## BEGIN Dataset section

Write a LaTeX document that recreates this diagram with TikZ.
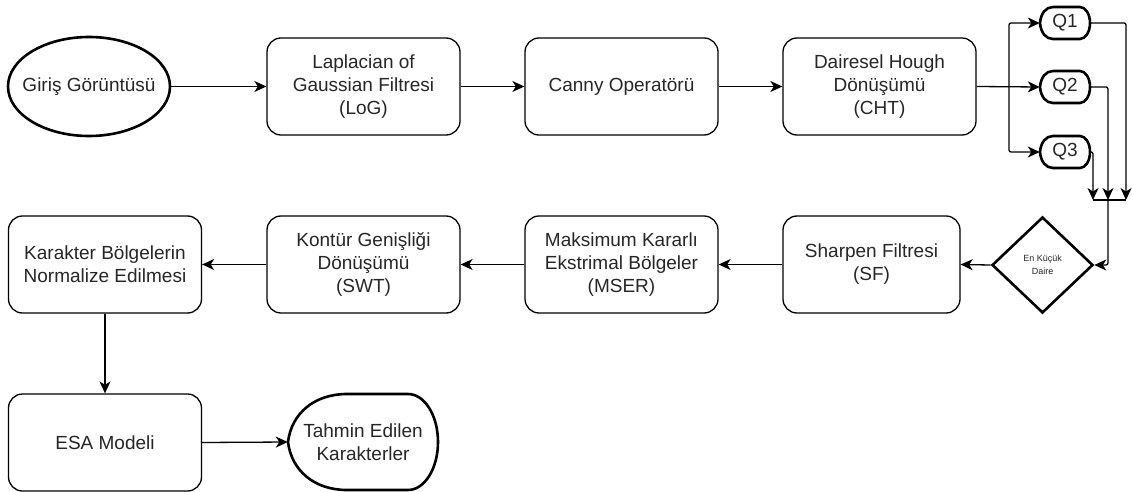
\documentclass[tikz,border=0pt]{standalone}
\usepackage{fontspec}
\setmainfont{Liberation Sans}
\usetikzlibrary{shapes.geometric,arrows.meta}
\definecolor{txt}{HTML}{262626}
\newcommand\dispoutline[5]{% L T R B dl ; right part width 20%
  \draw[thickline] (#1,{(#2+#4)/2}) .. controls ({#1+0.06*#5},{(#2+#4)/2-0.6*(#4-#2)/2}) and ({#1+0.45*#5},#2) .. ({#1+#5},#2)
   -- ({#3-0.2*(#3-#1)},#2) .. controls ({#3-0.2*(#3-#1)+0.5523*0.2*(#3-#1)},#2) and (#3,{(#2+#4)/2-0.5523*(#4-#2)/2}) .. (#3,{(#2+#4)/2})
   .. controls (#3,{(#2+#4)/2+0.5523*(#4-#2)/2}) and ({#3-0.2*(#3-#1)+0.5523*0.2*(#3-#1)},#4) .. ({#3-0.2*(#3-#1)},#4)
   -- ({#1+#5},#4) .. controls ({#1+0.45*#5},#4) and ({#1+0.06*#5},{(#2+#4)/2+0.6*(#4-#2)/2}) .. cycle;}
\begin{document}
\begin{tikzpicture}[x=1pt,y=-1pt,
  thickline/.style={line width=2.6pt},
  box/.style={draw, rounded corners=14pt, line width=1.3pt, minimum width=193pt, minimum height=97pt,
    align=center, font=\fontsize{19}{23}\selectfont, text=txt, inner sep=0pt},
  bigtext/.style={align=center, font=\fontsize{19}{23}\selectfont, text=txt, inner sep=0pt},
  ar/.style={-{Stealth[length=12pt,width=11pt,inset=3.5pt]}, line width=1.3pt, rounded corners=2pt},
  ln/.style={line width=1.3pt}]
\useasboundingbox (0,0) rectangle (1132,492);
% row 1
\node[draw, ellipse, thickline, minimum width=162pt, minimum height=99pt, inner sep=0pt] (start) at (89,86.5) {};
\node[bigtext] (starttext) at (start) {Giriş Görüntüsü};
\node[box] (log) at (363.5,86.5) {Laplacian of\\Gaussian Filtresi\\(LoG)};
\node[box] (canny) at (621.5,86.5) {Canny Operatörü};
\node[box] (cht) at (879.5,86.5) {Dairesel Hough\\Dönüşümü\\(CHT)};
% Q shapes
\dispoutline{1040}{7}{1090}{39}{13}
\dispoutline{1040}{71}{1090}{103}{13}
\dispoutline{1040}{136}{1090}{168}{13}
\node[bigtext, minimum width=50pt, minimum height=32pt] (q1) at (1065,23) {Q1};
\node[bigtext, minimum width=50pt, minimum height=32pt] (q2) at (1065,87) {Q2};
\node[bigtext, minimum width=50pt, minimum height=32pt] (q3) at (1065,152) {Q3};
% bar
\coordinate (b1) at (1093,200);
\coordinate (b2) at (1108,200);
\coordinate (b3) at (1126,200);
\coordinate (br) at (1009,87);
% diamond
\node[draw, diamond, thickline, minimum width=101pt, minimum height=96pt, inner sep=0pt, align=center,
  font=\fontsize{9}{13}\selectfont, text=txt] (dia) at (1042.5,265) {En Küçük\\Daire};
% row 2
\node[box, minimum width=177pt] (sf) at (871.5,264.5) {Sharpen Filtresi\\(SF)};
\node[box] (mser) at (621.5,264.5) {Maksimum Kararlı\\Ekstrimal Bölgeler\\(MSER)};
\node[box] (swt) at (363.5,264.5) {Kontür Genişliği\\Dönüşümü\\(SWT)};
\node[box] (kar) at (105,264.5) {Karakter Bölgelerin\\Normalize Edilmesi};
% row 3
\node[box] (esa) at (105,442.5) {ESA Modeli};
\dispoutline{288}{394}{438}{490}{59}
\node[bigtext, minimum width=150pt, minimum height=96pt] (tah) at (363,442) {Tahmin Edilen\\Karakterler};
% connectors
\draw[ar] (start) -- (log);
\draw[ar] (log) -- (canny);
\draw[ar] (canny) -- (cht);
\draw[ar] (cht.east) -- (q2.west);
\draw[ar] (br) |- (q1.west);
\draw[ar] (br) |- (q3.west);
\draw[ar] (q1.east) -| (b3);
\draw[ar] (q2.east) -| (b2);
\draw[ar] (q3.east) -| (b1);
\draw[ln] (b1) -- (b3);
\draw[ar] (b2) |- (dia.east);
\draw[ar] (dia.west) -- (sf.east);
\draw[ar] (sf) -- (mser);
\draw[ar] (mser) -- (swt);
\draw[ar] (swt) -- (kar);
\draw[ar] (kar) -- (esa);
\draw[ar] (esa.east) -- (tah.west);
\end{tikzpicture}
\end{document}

## END Dataset section

— Directions —
Give the material again exactly as it is, but keep the pictures out.

— Completed exercise —
Write a LaTeX document that recreates this diagram with TikZ.
\documentclass[tikz,border=0pt]{standalone}
\usepackage{fontspec}
\setmainfont{Liberation Sans}
\usetikzlibrary{shapes.geometric,arrows.meta}
\definecolor{txt}{HTML}{262626}
\newcommand\dispoutline[5]{% L T R B dl ; right part width 20%
  \draw[thickline] (#1,{(#2+#4)/2}) .. controls ({#1+0.06*#5},{(#2+#4)/2-0.6*(#4-#2)/2}) and ({#1+0.45*#5},#2) .. ({#1+#5},#2)
   -- ({#3-0.2*(#3-#1)},#2) .. controls ({#3-0.2*(#3-#1)+0.5523*0.2*(#3-#1)},#2) and (#3,{(#2+#4)/2-0.5523*(#4-#2)/2}) .. (#3,{(#2+#4)/2})
   .. controls (#3,{(#2+#4)/2+0.5523*(#4-#2)/2}) and ({#3-0.2*(#3-#1)+0.5523*0.2*(#3-#1)},#4) .. ({#3-0.2*(#3-#1)},#4)
   -- ({#1+#5},#4) .. controls ({#1+0.45*#5},#4) and ({#1+0.06*#5},{(#2+#4)/2+0.6*(#4-#2)/2}) .. cycle;}
\begin{document}
\begin{tikzpicture}[x=1pt,y=-1pt,
  thickline/.style={line width=2.6pt},
  box/.style={draw, rounded corners=14pt, line width=1.3pt, minimum width=193pt, minimum height=97pt,
    align=center, font=\fontsize{19}{23}\selectfont, text=txt, inner sep=0pt},
  bigtext/.style={align=center, font=\fontsize{19}{23}\selectfont, text=txt, inner sep=0pt},
  ar/.style={-{Stealth[length=12pt,width=11pt,inset=3.5pt]}, line width=1.3pt, rounded corners=2pt},
  ln/.style={line width=1.3pt}]
\useasboundingbox (0,0) rectangle (1132,492);
% row 1
\node[draw, ellipse, thickline, minimum width=162pt, minimum height=99pt, inner sep=0pt] (start) at (89,86.5) {};
\node[bigtext] (starttext) at (start) {Giriş Görüntüsü};
\node[box] (log) at (363.5,86.5) {Laplacian of\\Gaussian Filtresi\\(LoG)};
\node[box] (canny) at (621.5,86.5) {Canny Operatörü};
\node[box] (cht) at (879.5,86.5) {Dairesel Hough\\Dönüşümü\\(CHT)};
% Q shapes
\dispoutline{1040}{7}{1090}{39}{13}
\dispoutline{1040}{71}{1090}{103}{13}
\dispoutline{1040}{136}{1090}{168}{13}
\node[bigtext, minimum width=50pt, minimum height=32pt] (q1) at (1065,23) {Q1};
\node[bigtext, minimum width=50pt, minimum height=32pt] (q2) at (1065,87) {Q2};
\node[bigtext, minimum width=50pt, minimum height=32pt] (q3) at (1065,152) {Q3};
% bar
\coordinate (b1) at (1093,200);
\coordinate (b2) at (1108,200);
\coordinate (b3) at (1126,200);
\coordinate (br) at (1009,87);
% diamond
\node[draw, diamond, thickline, minimum width=101pt, minimum height=96pt, inner sep=0pt, align=center,
  font=\fontsize{9}{13}\selectfont, text=txt] (dia) at (1042.5,265) {En Küçük\\Daire};
% row 2
\node[box, minimum width=177pt] (sf) at (871.5,264.5) {Sharpen Filtresi\\(SF)};
\node[box] (mser) at (621.5,264.5) {Maksimum Kararlı\\Ekstrimal Bölgeler\\(MSER)};
\node[box] (swt) at (363.5,264.5) {Kontür Genişliği\\Dönüşümü\\(SWT)};
\node[box] (kar) at (105,264.5) {Karakter Bölgelerin\\Normalize Edilmesi};
% row 3
\node[box] (esa) at (105,442.5) {ESA Modeli};
\dispoutline{288}{394}{438}{490}{59}
\node[bigtext, minimum width=150pt, minimum height=96pt] (tah) at (363,442) {Tahmin Edilen\\Karakterler};
% connectors
\draw[ar] (start) -- (log);
\draw[ar] (log) -- (canny);
\draw[ar] (canny) -- (cht);
\draw[ar] (cht.east) -- (q2.west);
\draw[ar] (br) |- (q1.west);
\draw[ar] (br) |- (q3.west);
\draw[ar] (q1.east) -| (b3);
\draw[ar] (q2.east) -| (b2);
\draw[ar] (q3.east) -| (b1);
\draw[ln] (b1) -- (b3);
\draw[ar] (b2) |- (dia.east);
\draw[ar] (dia.west) -- (sf.east);
\draw[ar] (sf) -- (mser);
\draw[ar] (mser) -- (swt);
\draw[ar] (swt) -- (kar);
\draw[ar] (kar) -- (esa);
\draw[ar] (esa.east) -- (tah.west);
\end{tikzpicture}
\end{document}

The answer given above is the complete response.